Zazwyczaj człowiek, któremu przydarzy się coś z lekka wstydliwego lub nienajwyższych lotów, nie chwali się tym , a w każdym razie - nie pcha ludziom przed oczy. Byłem zawsze przekonany, że to reguła - ale dziś to moje przekonanie uległo silnemu zachwianiu, żeby nie rzec - legło w gruzach, bo w telewizorze zobaczyłem ludzi tej regule swoim zachowaniem przeczących. Kilkanaście osób pochwaliło się mianowicie, że zagłosuje na Bronisława Komorowskiego.
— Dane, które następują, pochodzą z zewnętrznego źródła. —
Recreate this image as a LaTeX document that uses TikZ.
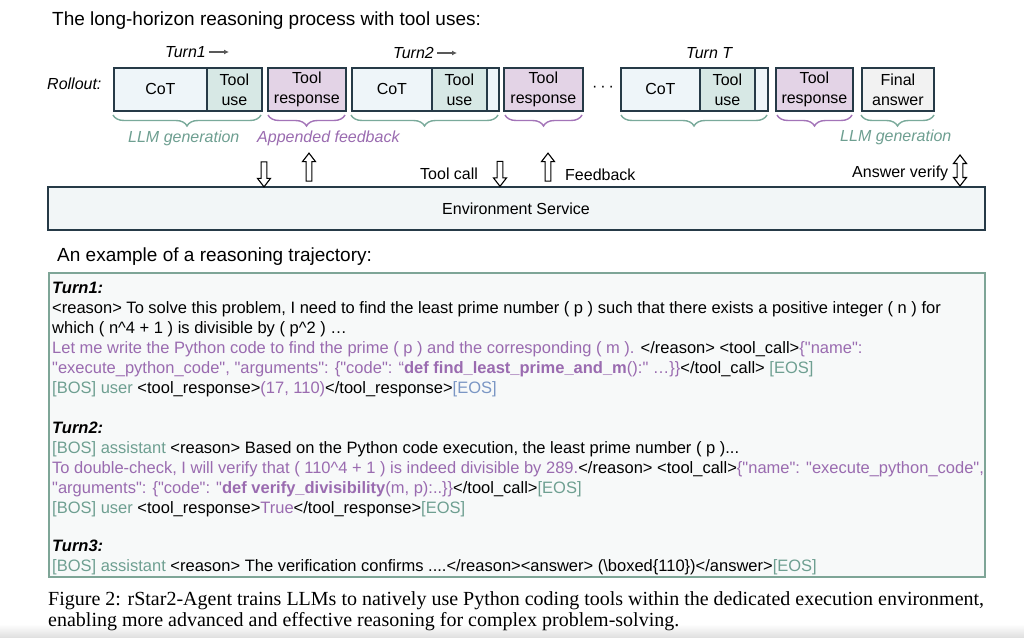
\documentclass[tikz,border=0pt]{standalone}
\usepackage{fontspec}
\setmainfont{Liberation Sans}[Ligatures=TeXOff]
\newfontfamily\capfont{Liberation Serif}
\usetikzlibrary{shapes.arrows,decorations.pathreplacing,arrows.meta}
\definecolor{boxline}{HTML}{263A47}
\definecolor{cotfill}{HTML}{EEF5F9}
\definecolor{toolfill}{HTML}{D7E8E5}
\definecolor{respfill}{HTML}{E3D3E6}
\definecolor{finalfill}{HTML}{F2F2F2}
\definecolor{envfill}{HTML}{F2F6F7}
\definecolor{trajfill}{HTML}{F7F9F9}
\definecolor{trajline}{HTML}{7EA597}
\definecolor{tgreen}{HTML}{6E9F91}
\definecolor{tpurple}{HTML}{9A6BB0}
\definecolor{tblue}{HTML}{7A96C4}
\definecolor{gbrace}{HTML}{7AAA9B}
\definecolor{pbrace}{HTML}{A374B8}
\newcommand\tgr[1]{\textcolor{tgreen}{#1}}
\newcommand\tpu[1]{\textcolor{tpurple}{#1}}
\newcommand\tbl[1]{\textcolor{tblue}{#1}}
\newcommand\fs[2]{\fontsize{#1}{#2}\selectfont}
\begin{document}
\begin{tikzpicture}[x=1pt,y=-1pt,
  seg/.style={draw=boxline, line width=1.8pt, anchor=north west, minimum height=43pt, inner sep=0pt, align=center, font=\fs{16}{20}},
  cot/.style={seg, fill=cotfill},
  tool/.style={seg, fill=toolfill},
  resp/.style={seg, fill=respfill},
  final/.style={seg, fill=finalfill},
  lbl/.style={inner sep=0pt, font=\fs{16}{20}\itshape},
  gbr/.style={draw=gbrace, line width=1.4pt, decorate, decoration={brace, mirror, amplitude=11pt}},
  pbr/.style={draw=pbrace, line width=1.4pt, decorate, decoration={brace, mirror, amplitude=11pt}},
  harrow/.style={single arrow, draw=black, fill=white, line width=1.1pt, inner sep=0pt, inner ysep=2.3pt, minimum width=12pt, single arrow head extend=3.7pt, single arrow tip angle=75},
  darrow/.style={double arrow, draw=black, fill=white, line width=1.1pt, inner sep=0pt, inner ysep=2.3pt, minimum width=12pt, double arrow head extend=3.7pt, double arrow tip angle=75},
  plain/.style={inner sep=0pt, font=\fs{16}{18}},
  ln/.style={inner sep=0pt, anchor=base west, font=\fs{16.5}{20}},
  heading/.style={inner sep=0pt, anchor=west, font=\fs{19}{22}},
  captext/.style={inner sep=0pt, anchor=base west, font=\capfont\fs{20}{21}},
  turnarrow/.style={draw=gray!70!black, line width=1.1pt, -{Latex[length=5pt,width=5pt]}}
]
\useasboundingbox (0,0) rectangle (1024,637);
\fill[white] (0,0) rectangle (1024,637);
\shade[top color=white, bottom color=black!12] (0,624) rectangle (1024,637);

% title
\node[heading] (title) at (52,21) {The long-horizon reasoning process with tool uses:};

% rollout row
\node[lbl, anchor=west] (rollout) at (47,84) {Rollout:};

\node[cot, minimum width=148pt] (t1) at (113,67) {};
\node[cot, minimum width=93pt] (cot1) at (113,67) {CoT};
\node[tool, minimum width=55pt] (use1) at (206,67) {Tool\\use};
\node[resp, minimum width=78pt] (resp1) at (267,67) {Tool\\response};

\node[cot, minimum width=147pt] (t2) at (351,67) {};
\node[cot, minimum width=80pt] (cot2) at (351,67) {CoT};
\node[tool, minimum width=55pt] (use2) at (431,67) {Tool\\use};
\node[resp, minimum width=79pt] (resp2) at (503,67) {Tool\\response};

\node[inner sep=0pt, font=\fs{16}{20}] (dots) at (603,89) {·\hspace{3pt}·\hspace{3pt}·};

\node[cot, minimum width=147pt] (t3) at (620,67) {};
\node[cot, minimum width=79pt] (cot3) at (620,67) {CoT};
\node[tool, minimum width=55pt] (use3) at (699,67) {Tool\\use};
\node[resp, minimum width=77pt] (resp3) at (775,67) {Tool\\response};
\node[final, minimum width=72pt] (final) at (861,67) {Final\\answer};

% turn labels
\node[lbl, anchor=west] (turn1) at (165,52) {Turn1};
\draw[turnarrow] (turn1.east) ++(3,0) -- ++(20,0);
\node[lbl, anchor=west] (turn2) at (393,53) {Turn2};
\draw[turnarrow] (turn2.east) ++(3,0) -- ++(20,0);
\node[lbl, anchor=west] (turnT) at (686,53) {Turn T};

% braces
\draw[gbr] (113,115) -- (261,115);
\draw[pbr] (268,115) -- (345,115);
\draw[gbr] (351,115) -- (498,115);
\draw[pbr] (505,115) -- (582,115);
\draw[gbr] (621,115) -- (767,115);
\draw[pbr] (777,115) -- (852,115);
\draw[gbr] (861,115) -- (934,115);

\node[lbl, anchor=west, text=tgreen] (llm1) at (128,138) {LLM generation};
\node[lbl, anchor=west, text=tpurple] (app) at (257,138) {Appended feedback};
\node[lbl, anchor=west, text=tgreen] (llm2) at (840,137) {LLM generation};

% environment
\node[draw=boxline, line width=1.5pt, fill=envfill, minimum width=937pt, minimum height=43pt, inner sep=0pt, anchor=north west] (env) at (47,186) {};
\node[plain] (envtext) at (516,209) {Environment Service};

% arrows
\node[harrow, minimum height=25pt, rotate=-90] (a1) at (264,172.5) {};
\node[harrow, minimum height=28pt, rotate=90] (a2) at (309,169) {};
\node[harrow, minimum height=25pt, rotate=-90] (a3) at (500,172) {};
\node[harrow, minimum height=28pt, rotate=90] (a4) at (548,169) {};
\node[darrow, minimum height=31pt, rotate=90] (a5) at (960,170.5) {};

\node[plain, anchor=west] (toolcall) at (420,174) {Tool call};
\node[plain, anchor=west] (feedback) at (565,175) {Feedback};
\node[plain, anchor=west] (ansver) at (852,173) {Answer verify};

% example
\node[heading] (extitle) at (57,257) {An example of a reasoning trajectory:};
\node[draw=trajline, line width=1.8pt, fill=trajfill, minimum width=936pt, minimum height=304pt, inner sep=0pt, anchor=north west] (traj) at (48,272) {};

\node[ln] (l1) at (52,293.5) {\textbf{\textit{Turn1:}}};
\node[ln] (l2) at (52,313.5) {<reason> To solve this problem, I need to find the least prime number ( p ) such that there exists a positive integer ( n ) for};
\node[ln] (l3) at (52,333.5) {which ( n\textasciicircum 4 + 1 ) is divisible by ( p\textasciicircum 2 ) …};
\node[ln] (l4) at (52,353.5) {\tpu{Let me write the Python code to find the prime ( p ) and the corresponding ( m ).} </reason> <tool\_call>\tpu{\{"name":}};
\node[ln] (l5) at (52,373.5) {\tpu{"execute\_python\_code", "arguments": \{"code": “\textbf{def find\_least\_prime\_and\_m}():" …\}\}}</tool\_call> \tgr{[EOS]}};
\node[ln] (l6) at (52,393.5) {\tgr{[BOS] user} <tool\_response>\tpu{(17, 110)}</tool\_response>\tbl{[EOS]}};

\node[ln] (l7) at (52,433.5) {\textbf{\textit{Turn2:}}};
\node[ln] (l8) at (52,453.5) {\tgr{[BOS] assistant} <reason> Based on the Python code execution, the least prime number ( p )...};
\node[ln] (l9) at (52,473.5) {\tpu{To double-check, I will verify that ( 110\textasciicircum 4 + 1 ) is indeed divisible by 289.}</reason> <tool\_call>\tpu{\{"name": "execute\_python\_code",}};
\node[ln] (l10) at (52,493.5) {\tpu{"arguments": \{"code": "\textbf{def verify\_divisibility}(m, p):..\}\}}</tool\_call>\tgr{[EOS]}};
\node[ln] (l11) at (52,513.5) {\tgr{[BOS] user} <tool\_response>\tpu{True}</tool\_response>\tgr{[EOS]}};

\node[ln] (l12) at (52,551.5) {\textbf{\textit{Turn3:}}};
\node[ln] (l13) at (52,571.5) {\tgr{[BOS] assistant} <reason> The verification confirms ....</reason><answer> (\textbackslash boxed\{110\})</answer>\tgr{[EOS]}};

% caption
\node[captext] (cap1) at (48,605) {Figure 2: rStar2-Agent trains LLMs to natively use Python coding tools within the dedicated execution environment,};
\node[captext] (cap2) at (48,626) {enabling more advanced and effective reasoning for complex problem-solving.};
\end{tikzpicture}
\end{document}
Można oczywiście twierdzić, że skoro coś robisz - to się tego nie wstydź; nie da się jednak zaprzeczyć, że lepiej nie robić tego, czego by się potem wstydzić należało. A wstydzić się trzeba - między innymi, a może i przede wszystkim - działań mało estetycznych. Deklarowanie, że się zagłosuje na osobę kojarzącą się z estetyką w sposób nie nachalny, jak to jest w przypadku BK, skłonny jestem uznać za mało eleganckie - a tym samym z estetyką na bakier. Co u tej osoby uważam za nieestetyczne ? - mnóstwo, a choćby to: skłonność do popisywania się brakami w wykształceniu, uchybienia wobec zasad kindersztuby, ociosanie tylko z grubsza; nie odkrywam Ameryki. Nie trącam tego, co związane z polityką.
Wydaje się, że szczególną wrażliwość na wszystko, co się z estetyką wiąże i kojarzy powinni objawiać ludzie sztuki. Tymczasem w tej kilkunastoosobowej grupie właśnie oni byli najliczniejsi: Gajos, Łukaszewicz, Wajda, Zagajewski, Penderecki, pewien muzyk jazzowy (nazwiska nie zapamiętałem), Materna (a tu to chyba przesadziłem z tym łączeniem ze sztuką). Objaśnienie tego fenomenu nie musi być wcale kłopotliwe: po pierwsze - można najwyraźniej uznać, że bywają sprawy od estetyki ważniejsze, a po drugie - nie od rzeczy będzie wspomnieć, że wśród ludzi sztuki nierzadka bywała w przeszłości skłonność, aby władzę kochać; najlepiej ze wzajemnością.
Rzecz całą daje się też oglądać z takiej strony: poparcie daje się komuś, z kim dzieli się poglądy i z kim się ma podobne przekonania. Podobne ... właśnie, jako podobieństwo można określić ten związek między popierającym i popieranym; nie fizyczne, rzecz jasna - ale w tej sferze istotniejszej, choć mniej uchwytnej. Popierając mówi się coś o sobie, a mianowicie - o swoim choćby ograniczonym podobieństwie do popieranego. Mniej więcej w tym samym czasie, co tych wymienionych z nazwiska zobaczyłem Stefana Niesiołowskiego, który też Komorowskiego popierał snując coś o zwojach mózgowych Kaczyńskiego (estetyka, jak wszyscy diabli !). Że Niesiołowski jest do Komorowskiego podobny - to dla mnie żadne odkrycie; ale że Gajos, albo taki Łukaszewicz ? Co zrobić - tak wynika z mojego wywodu, który oczywiście słuszny być nie musi, ale ja - w braku lepszego - będę się go trzymał; nawet, jeśli rozwijając go można by dojść do przekonania, że podobieństwo Gajosa do Niesiołowskiego nie jest sprawą tak absurdalną, jak mogłoby się wydawać.